March 22, 2015
Dear Rose,
How are you? I'm trying to uplift my spirits. I'm trying to feel happier. Alisha, Michelle's adorable, adorable, little girl just left for her trip back to Australia. She's the funniest little girl I've ever encountered. If there's a little girl who knows how to use her charms, it's definitely her. I don't know when she and her mum will be back. Hopefully, it'll be soon. At almost a year and half, she's feisty and knows what she wants and doesn't want - in terms of food and what she wants to do. To top it all, she has so much energy enough to last us for 3 days. Hahaha Age oh age!
This is her:
I wonder how grandma feels. But it's good that she has this wonderful ability to just take things in stride and just take things as they are. If I were in her place, I would definitely feel crushed knowing that the bond I should be sharing with my own child is someone else's joy. But that's her. Ever since I met her out here again, she's always been such a jolly person - laughs at almost every little thing. That's probably why she still looks like she's in her 30s or 40s at close to 70. The years are going by so fast and pretty soon we'll reach that age too.
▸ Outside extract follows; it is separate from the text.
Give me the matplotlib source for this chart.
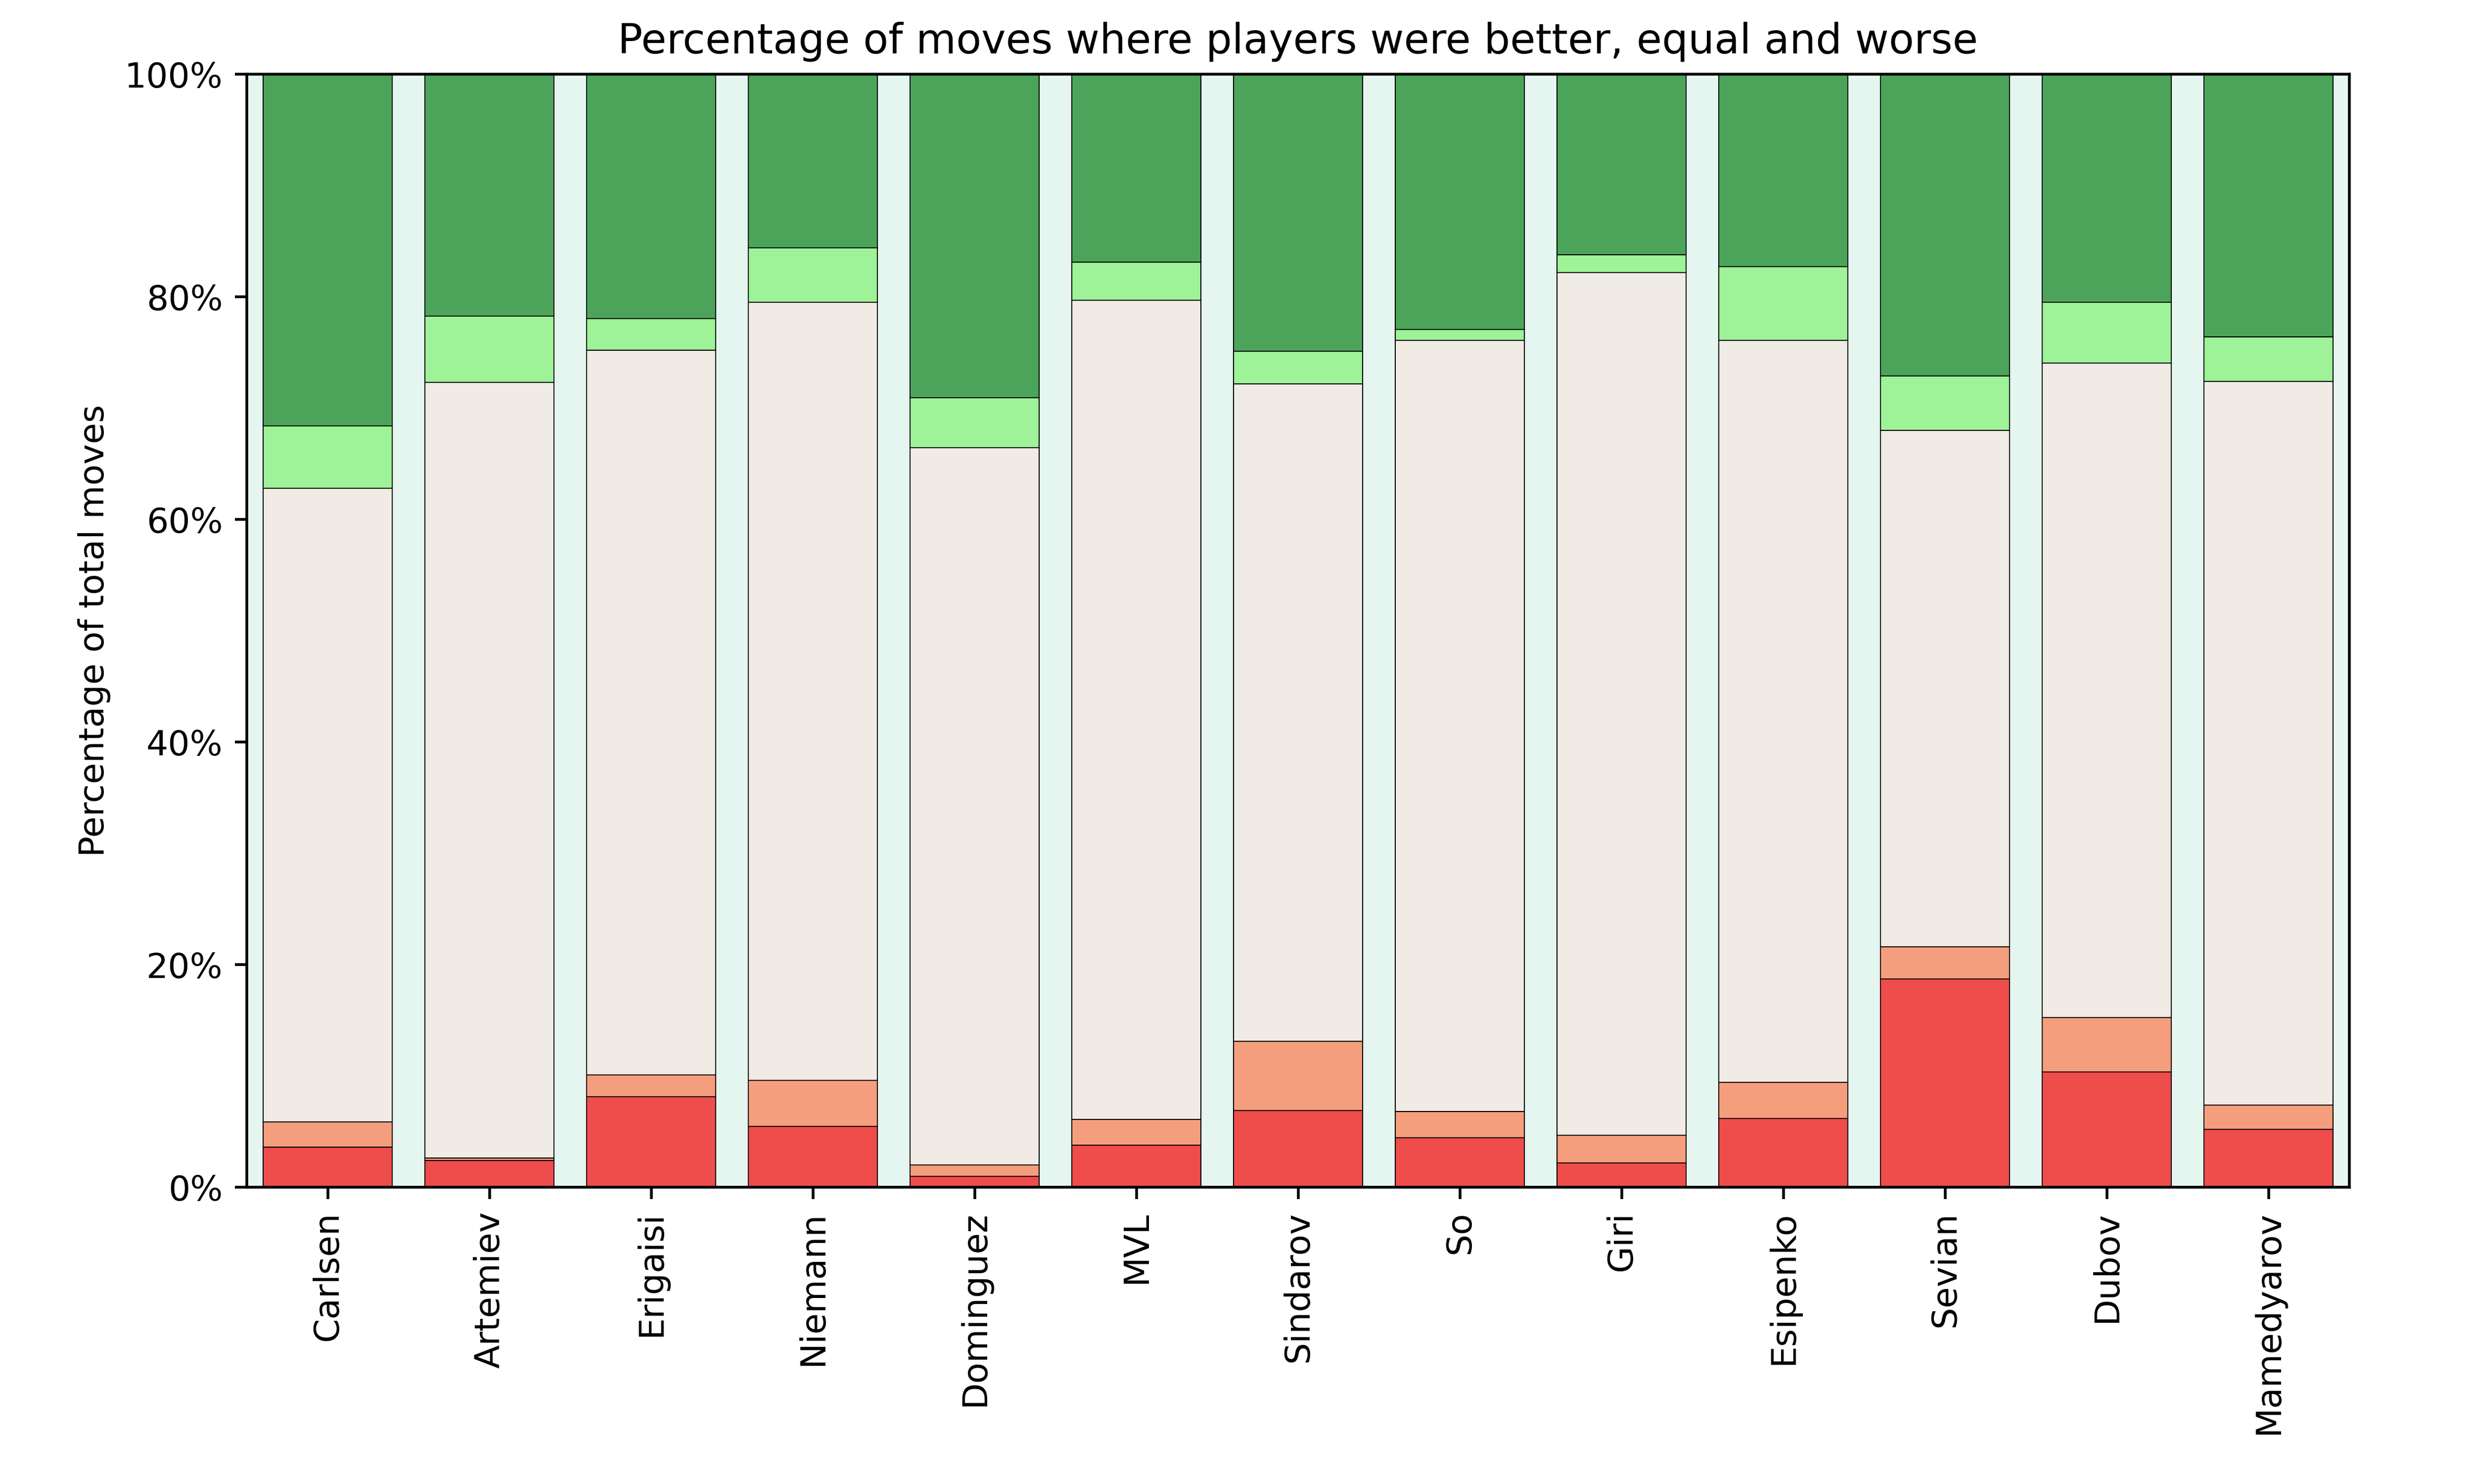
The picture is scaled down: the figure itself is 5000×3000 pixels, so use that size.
import numpy as np
import matplotlib
matplotlib.use("Agg")
import matplotlib.pyplot as plt
from matplotlib.ticker import PercentFormatter

players = ["Carlsen", "Artemiev", "Erigaisi", "Niemann", "Dominguez", "MVL", "Sindarov",
           "So", "Giri", "Esipenko", "Sevian", "Dubov", "Mamedyarov"]

# % of moves, bottom to top
much_worse = [3.60, 2.41, 8.14, 5.47, 0.97, 3.78, 6.89, 4.44, 2.16, 6.18, 18.70, 10.36, 5.22]
worse = [2.27, 0.21, 1.94, 4.13, 1.01, 2.30, 6.20, 2.37, 2.51, 3.23, 2.90, 4.88, 2.14]
equal = [56.93, 69.68, 65.12, 69.90, 64.47, 73.62, 59.11, 69.29, 77.53, 66.69, 46.40, 58.81, 65.04]
better = [5.60, 5.95, 2.86, 4.90, 4.50, 3.40, 2.90, 0.97, 1.60, 6.60, 4.90, 5.45, 4.00]
much_better = [31.60, 21.75, 21.94, 15.60, 29.05, 16.90, 24.90, 22.93, 16.20, 17.30, 27.10, 20.50, 23.60]

colors = ["#ef4c4c", "#f59e7e", "#f0ebe4", "#9ef297", "#4ca45a"]
series = [much_worse, worse, equal, better, much_better]

fig, ax = plt.subplots(figsize=(10, 6))
fig.subplots_adjust(left=0.0998, right=0.95, top=0.95, bottom=0.2)
ax.set_facecolor("#e5f5ef")

x = np.arange(len(players))
bottom = np.zeros(len(players))
for vals, c in zip(series, colors):
    vals = np.array(vals)
    ax.bar(x, vals, width=0.8, bottom=bottom, color=c, edgecolor="black", linewidth=0.3)
    bottom += vals

ax.set_xlim(-0.5, len(players) - 0.5)
ax.set_ylim(0, 100)
ax.set_xticks(x)
ax.set_xticklabels(players, rotation=90)
ax.yaxis.set_major_formatter(PercentFormatter(decimals=0))
ax.set_ylabel("Percentage of total moves")
ax.set_title("Percentage of moves where players were better, equal and worse")

plt.savefig("out.png", dpi=500)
I wonder how we'll both be. Will I finally be able to be at peace with that past we've all had? Maybe. It definitely is something to look forward to. The painful memories will always be there but then there are always more good and beautiful memories to look forward to. I want you to have the same thing. I don't know if we're both alike in that we harbor resentment. It isn't good and that's why I'm working on just healing myself. Life is good and if marred with bitter memories those don't make for an ideal life.
I want to just live life. There's just so much to do - music, art, wood work like picture frames and dollhouses, etc. I'll let you know what happens. For now, I'm concentrating on improving my guitar skills. I can strum and pluck a bit and the internet is full of tutorials it'd be the best way to learn; that and daily practice. Writing daily - to you (lol or whoever) and a bit of painting here and there. Nothing serious.
Anyways, it's Monday. Hope you enjoy the week. For me, it's the start of the work week - Mondays are like dreadful things because it signals the end of the weekend, the start of work and being serious, the end of play and art. But then after work each day, I look forward to going home and deciding what I want to do.